### Work required
Pull every line containing "matplotlib" from the entries.

### Exercise data
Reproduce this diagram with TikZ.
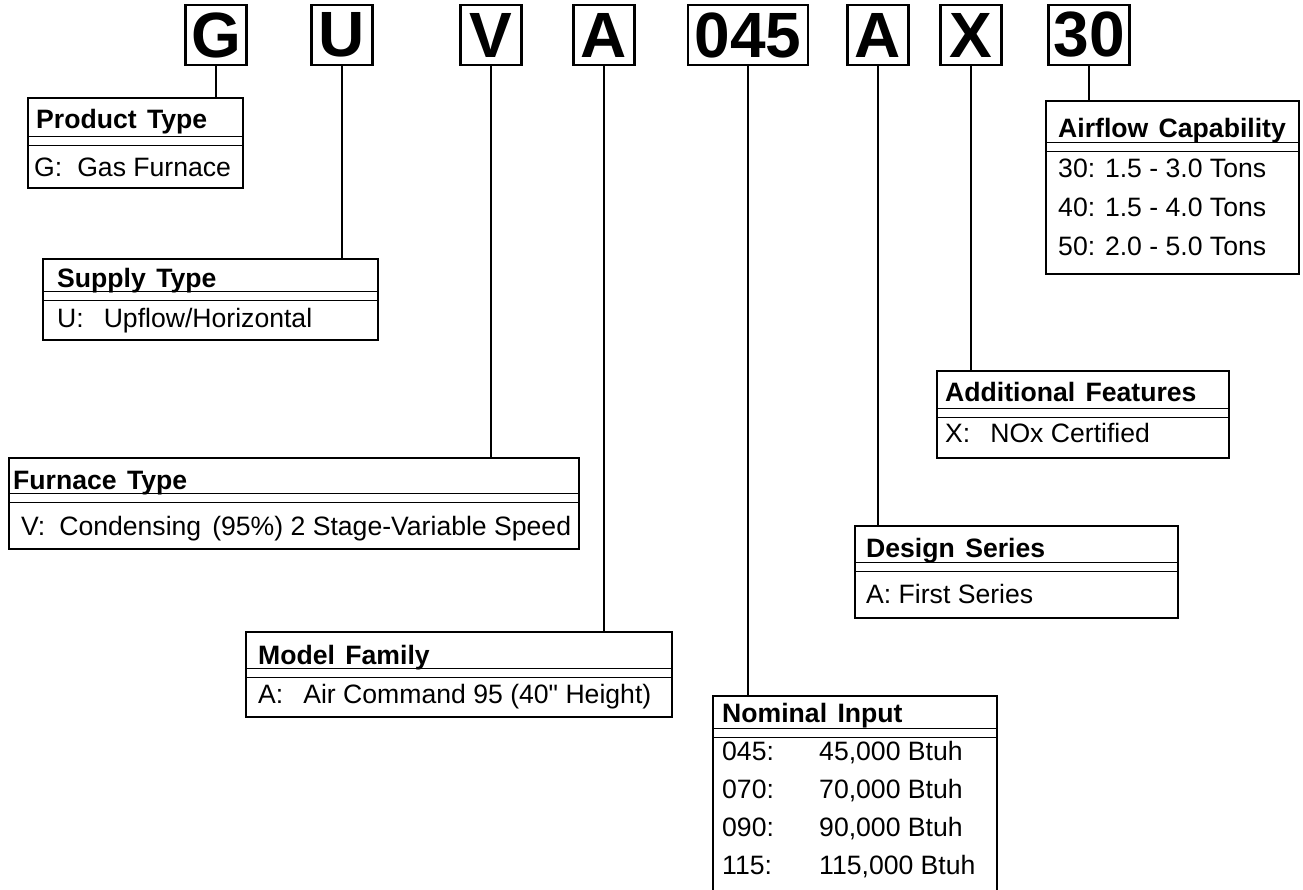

--

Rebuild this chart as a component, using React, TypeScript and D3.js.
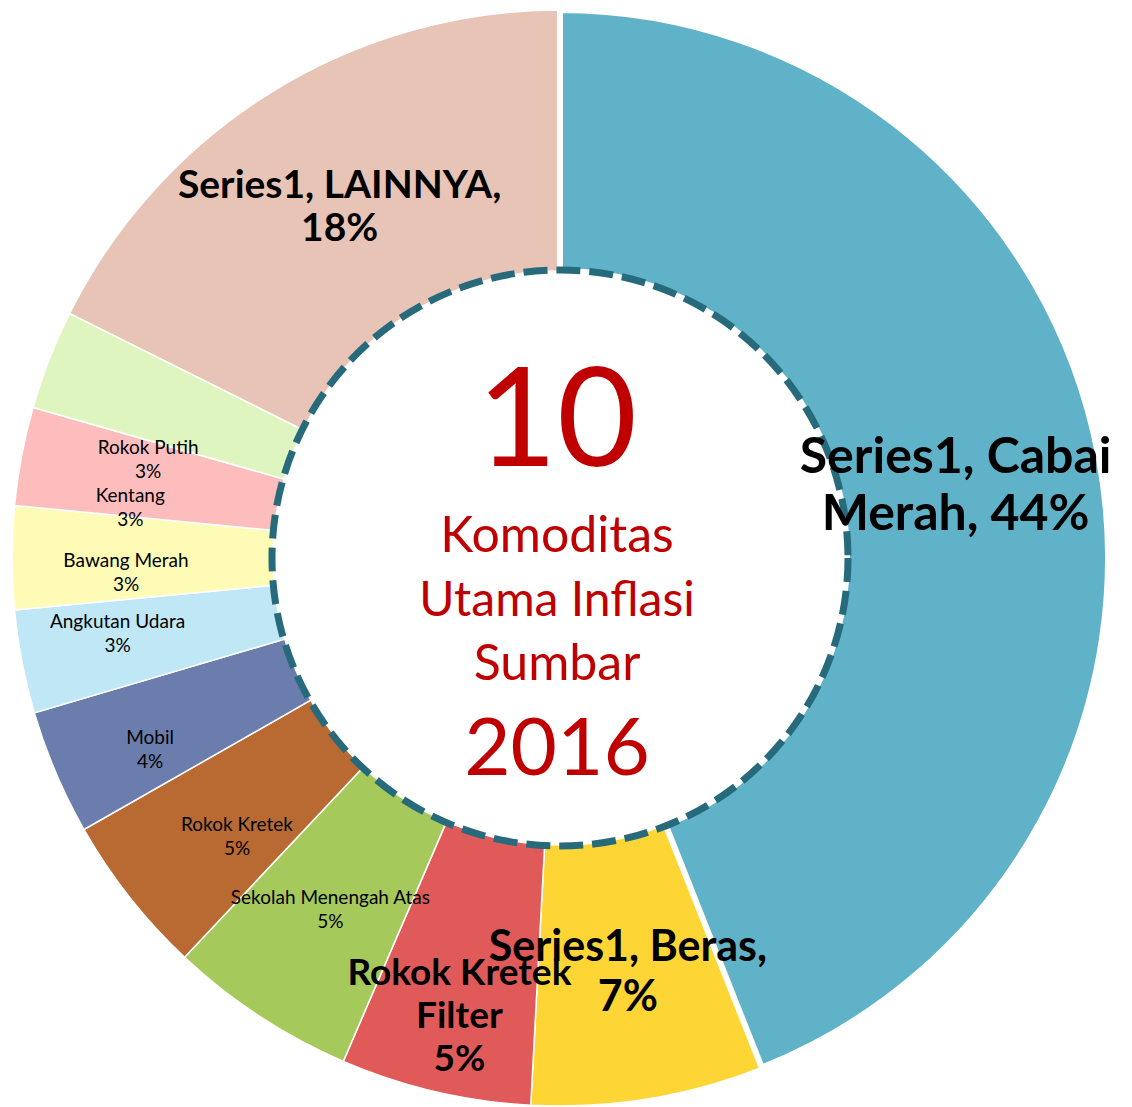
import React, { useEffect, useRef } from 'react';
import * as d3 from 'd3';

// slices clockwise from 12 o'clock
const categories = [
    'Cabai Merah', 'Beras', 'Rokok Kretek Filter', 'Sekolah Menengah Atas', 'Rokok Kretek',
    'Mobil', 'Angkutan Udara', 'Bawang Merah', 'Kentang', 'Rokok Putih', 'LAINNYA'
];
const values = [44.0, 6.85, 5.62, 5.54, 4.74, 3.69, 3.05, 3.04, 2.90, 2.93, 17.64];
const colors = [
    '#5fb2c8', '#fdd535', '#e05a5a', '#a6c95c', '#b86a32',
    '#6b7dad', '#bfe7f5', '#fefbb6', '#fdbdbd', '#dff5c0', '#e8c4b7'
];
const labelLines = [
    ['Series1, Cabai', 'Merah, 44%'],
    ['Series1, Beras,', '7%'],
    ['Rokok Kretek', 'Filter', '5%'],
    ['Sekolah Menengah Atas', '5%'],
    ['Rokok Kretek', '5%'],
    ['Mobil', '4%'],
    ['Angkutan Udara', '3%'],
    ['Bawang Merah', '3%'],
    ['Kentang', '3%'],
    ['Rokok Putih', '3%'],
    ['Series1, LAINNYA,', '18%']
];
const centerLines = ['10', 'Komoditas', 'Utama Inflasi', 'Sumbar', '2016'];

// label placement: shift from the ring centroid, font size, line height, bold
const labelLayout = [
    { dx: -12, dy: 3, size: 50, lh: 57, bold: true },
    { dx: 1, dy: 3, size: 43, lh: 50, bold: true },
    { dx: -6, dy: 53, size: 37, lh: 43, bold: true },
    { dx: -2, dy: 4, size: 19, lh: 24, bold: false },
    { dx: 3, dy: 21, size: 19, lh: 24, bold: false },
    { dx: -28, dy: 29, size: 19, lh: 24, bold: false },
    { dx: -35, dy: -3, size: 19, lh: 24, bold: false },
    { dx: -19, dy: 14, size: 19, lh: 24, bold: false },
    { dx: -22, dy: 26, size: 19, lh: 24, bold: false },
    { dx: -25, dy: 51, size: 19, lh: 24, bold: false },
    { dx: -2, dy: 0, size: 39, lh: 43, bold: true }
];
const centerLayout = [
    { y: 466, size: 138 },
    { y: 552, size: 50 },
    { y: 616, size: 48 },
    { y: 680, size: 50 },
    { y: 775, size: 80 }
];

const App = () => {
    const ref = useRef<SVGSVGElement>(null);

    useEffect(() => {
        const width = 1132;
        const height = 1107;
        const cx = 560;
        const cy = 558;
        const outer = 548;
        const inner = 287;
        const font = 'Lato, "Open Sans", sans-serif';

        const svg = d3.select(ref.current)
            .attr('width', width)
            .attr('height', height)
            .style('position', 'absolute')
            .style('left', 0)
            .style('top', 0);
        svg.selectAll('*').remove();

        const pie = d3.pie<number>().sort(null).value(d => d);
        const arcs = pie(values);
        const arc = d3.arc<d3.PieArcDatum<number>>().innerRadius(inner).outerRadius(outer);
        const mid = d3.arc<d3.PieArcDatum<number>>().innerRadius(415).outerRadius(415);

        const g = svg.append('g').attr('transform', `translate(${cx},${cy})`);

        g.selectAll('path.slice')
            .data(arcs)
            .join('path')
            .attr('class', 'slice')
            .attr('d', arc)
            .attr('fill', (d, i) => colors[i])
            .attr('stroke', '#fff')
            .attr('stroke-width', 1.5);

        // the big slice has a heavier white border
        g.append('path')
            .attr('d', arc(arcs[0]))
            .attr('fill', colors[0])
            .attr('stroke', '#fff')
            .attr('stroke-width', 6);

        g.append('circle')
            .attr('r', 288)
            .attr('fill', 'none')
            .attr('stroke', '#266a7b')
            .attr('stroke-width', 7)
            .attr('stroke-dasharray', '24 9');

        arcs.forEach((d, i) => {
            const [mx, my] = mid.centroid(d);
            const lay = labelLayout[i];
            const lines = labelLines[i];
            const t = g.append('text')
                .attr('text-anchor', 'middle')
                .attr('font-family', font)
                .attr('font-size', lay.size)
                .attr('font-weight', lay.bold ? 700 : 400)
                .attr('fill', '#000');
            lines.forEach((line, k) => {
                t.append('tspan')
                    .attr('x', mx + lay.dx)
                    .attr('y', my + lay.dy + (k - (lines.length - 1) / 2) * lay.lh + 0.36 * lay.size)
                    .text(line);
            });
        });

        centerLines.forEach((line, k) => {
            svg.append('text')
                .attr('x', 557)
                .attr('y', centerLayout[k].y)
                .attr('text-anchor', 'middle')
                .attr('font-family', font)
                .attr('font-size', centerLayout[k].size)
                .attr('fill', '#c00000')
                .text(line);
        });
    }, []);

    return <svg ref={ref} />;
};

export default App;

...

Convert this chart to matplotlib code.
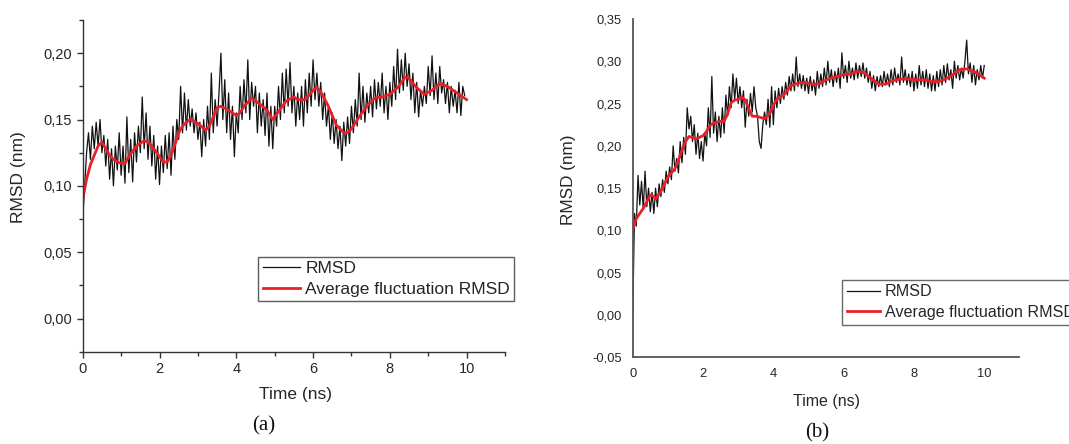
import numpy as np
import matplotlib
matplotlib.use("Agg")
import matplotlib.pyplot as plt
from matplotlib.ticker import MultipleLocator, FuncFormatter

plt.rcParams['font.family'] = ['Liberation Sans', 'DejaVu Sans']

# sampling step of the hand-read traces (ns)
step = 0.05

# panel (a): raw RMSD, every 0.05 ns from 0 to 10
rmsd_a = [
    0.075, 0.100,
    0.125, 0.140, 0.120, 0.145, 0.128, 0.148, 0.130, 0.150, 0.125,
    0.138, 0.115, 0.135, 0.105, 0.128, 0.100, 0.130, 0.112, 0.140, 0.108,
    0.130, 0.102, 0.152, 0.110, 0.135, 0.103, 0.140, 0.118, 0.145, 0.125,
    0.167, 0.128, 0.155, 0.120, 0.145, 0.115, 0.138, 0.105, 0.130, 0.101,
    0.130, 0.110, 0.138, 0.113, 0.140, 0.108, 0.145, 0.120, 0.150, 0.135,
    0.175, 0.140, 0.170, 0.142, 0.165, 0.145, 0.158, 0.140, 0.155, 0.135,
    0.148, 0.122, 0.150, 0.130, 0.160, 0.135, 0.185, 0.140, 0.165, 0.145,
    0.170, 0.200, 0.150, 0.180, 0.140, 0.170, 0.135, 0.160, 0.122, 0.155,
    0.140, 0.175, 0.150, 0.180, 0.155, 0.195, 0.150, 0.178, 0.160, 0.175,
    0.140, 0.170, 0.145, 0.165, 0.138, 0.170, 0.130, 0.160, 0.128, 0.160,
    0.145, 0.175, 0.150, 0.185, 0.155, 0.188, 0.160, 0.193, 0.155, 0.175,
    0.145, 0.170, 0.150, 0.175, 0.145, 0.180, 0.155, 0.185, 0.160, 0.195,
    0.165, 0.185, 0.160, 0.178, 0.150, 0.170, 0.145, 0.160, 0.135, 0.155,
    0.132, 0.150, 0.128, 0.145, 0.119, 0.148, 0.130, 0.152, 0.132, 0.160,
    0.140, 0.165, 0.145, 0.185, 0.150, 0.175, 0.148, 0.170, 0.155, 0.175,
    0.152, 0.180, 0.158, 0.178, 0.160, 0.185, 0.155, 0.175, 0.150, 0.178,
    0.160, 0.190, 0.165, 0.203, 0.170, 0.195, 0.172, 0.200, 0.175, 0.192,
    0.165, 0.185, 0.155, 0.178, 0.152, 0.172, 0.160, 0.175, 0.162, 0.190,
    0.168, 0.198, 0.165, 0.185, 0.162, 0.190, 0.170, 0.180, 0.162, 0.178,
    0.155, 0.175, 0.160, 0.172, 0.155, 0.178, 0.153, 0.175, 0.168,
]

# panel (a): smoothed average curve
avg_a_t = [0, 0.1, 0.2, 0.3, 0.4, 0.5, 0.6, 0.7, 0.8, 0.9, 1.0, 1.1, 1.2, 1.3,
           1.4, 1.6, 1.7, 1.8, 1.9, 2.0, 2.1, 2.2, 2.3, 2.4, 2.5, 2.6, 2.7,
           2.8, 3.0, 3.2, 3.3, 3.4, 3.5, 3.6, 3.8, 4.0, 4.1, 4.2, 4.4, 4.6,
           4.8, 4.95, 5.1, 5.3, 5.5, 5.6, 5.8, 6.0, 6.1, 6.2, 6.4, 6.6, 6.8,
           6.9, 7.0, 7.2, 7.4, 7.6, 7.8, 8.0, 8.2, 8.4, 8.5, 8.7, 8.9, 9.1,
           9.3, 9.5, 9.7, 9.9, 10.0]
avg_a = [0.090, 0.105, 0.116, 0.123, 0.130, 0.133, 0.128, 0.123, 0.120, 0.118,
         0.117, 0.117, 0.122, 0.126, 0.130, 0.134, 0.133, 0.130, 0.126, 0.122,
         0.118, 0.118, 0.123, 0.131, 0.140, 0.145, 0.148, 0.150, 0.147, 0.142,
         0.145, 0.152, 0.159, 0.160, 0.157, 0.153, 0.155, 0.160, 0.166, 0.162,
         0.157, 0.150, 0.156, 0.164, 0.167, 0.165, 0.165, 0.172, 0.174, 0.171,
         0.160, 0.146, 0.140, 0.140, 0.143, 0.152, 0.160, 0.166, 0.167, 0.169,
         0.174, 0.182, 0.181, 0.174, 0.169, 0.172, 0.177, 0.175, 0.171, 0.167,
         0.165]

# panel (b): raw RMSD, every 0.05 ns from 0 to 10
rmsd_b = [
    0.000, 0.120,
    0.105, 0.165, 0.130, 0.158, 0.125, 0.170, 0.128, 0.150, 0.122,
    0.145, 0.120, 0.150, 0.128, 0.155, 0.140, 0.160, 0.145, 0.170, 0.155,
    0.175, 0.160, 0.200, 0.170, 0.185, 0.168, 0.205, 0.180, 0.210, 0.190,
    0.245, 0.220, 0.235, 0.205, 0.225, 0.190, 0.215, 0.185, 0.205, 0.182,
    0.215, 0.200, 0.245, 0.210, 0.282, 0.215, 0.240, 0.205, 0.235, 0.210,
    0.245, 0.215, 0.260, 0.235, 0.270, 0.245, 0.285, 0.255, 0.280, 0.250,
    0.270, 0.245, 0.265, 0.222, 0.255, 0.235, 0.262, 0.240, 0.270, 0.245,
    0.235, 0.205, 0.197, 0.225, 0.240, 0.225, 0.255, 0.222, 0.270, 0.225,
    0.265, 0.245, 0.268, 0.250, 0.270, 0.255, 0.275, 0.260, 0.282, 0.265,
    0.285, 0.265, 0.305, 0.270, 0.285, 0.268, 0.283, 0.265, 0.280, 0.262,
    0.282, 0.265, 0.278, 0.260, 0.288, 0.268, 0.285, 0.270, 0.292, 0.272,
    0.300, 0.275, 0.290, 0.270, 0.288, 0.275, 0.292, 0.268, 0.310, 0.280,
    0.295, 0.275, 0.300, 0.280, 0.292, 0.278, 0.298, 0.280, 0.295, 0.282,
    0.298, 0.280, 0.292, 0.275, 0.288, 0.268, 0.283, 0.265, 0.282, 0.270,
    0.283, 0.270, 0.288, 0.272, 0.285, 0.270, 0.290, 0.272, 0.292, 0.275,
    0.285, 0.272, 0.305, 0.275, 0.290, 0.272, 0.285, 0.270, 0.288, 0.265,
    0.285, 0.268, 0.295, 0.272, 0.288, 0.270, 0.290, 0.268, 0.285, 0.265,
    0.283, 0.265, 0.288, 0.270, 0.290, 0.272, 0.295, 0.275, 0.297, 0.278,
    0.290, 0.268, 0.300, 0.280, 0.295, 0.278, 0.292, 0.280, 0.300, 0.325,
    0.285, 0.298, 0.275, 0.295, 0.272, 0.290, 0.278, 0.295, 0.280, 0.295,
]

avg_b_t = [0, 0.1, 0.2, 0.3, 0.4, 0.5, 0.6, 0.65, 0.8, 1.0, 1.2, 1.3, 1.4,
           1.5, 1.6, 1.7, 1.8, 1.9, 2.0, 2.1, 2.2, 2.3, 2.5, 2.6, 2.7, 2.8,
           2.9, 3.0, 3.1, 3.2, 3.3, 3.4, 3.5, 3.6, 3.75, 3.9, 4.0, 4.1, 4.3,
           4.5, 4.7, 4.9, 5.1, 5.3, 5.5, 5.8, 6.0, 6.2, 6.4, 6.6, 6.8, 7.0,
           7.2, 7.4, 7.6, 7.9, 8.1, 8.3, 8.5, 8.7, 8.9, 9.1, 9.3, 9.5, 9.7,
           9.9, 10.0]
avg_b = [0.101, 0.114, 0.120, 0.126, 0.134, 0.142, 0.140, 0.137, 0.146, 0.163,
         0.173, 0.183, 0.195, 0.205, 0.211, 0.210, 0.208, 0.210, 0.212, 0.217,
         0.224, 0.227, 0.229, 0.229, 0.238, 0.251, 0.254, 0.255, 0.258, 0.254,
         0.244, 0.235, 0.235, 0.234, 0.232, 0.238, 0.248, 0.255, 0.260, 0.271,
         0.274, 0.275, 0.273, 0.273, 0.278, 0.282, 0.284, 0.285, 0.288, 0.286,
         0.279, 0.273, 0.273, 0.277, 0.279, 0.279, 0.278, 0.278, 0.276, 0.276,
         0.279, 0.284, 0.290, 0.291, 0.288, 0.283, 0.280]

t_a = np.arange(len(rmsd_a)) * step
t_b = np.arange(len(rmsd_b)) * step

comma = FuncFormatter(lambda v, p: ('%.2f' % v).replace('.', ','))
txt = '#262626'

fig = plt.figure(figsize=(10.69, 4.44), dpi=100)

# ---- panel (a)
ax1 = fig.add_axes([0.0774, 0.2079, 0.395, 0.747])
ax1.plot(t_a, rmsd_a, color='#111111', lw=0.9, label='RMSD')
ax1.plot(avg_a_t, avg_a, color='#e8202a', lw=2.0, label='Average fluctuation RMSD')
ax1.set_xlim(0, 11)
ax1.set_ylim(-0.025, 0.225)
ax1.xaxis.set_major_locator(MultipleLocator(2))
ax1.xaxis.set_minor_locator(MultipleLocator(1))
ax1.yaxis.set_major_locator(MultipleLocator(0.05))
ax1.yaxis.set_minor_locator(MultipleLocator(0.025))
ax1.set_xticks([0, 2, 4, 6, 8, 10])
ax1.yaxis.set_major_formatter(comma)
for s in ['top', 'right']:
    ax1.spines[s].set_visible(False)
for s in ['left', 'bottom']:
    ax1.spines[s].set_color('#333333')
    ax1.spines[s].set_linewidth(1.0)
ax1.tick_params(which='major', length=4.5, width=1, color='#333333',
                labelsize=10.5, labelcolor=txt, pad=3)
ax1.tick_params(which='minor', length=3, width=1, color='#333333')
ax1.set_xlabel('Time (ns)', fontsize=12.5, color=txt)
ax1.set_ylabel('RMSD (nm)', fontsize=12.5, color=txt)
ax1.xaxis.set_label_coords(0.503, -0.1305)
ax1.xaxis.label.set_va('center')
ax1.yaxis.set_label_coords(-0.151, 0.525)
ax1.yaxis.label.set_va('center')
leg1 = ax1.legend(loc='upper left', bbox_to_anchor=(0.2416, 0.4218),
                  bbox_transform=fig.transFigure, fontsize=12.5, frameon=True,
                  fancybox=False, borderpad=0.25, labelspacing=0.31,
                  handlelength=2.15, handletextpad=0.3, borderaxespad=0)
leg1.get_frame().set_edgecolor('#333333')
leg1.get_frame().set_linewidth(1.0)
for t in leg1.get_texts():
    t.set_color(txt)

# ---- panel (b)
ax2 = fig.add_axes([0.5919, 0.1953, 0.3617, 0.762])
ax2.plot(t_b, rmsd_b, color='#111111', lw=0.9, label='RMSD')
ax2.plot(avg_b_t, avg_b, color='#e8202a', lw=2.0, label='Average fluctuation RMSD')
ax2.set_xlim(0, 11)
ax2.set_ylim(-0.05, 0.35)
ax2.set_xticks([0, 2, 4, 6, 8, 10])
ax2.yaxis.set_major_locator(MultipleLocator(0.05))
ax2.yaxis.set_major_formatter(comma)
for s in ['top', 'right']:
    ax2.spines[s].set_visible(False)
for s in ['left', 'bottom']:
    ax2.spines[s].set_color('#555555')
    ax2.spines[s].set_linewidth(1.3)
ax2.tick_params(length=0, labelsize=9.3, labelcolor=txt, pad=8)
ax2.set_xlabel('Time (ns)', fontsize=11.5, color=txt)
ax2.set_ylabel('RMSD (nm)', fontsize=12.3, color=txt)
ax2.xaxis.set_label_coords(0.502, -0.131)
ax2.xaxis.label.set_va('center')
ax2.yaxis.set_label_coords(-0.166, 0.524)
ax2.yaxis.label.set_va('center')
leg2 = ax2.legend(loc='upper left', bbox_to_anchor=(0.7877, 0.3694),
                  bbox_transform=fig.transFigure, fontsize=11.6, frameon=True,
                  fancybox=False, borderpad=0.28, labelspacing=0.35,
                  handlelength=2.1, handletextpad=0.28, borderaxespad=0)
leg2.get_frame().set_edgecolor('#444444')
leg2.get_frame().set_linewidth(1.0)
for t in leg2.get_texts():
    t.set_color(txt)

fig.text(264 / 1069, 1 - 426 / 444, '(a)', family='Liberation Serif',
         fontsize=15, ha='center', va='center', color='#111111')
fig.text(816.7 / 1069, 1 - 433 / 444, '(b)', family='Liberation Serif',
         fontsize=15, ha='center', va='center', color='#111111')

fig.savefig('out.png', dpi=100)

### Task output
Convert this chart to matplotlib code.
import matplotlib
matplotlib.use("Agg")
import matplotlib.pyplot as plt
from matplotlib.ticker import MultipleLocator, FuncFormatter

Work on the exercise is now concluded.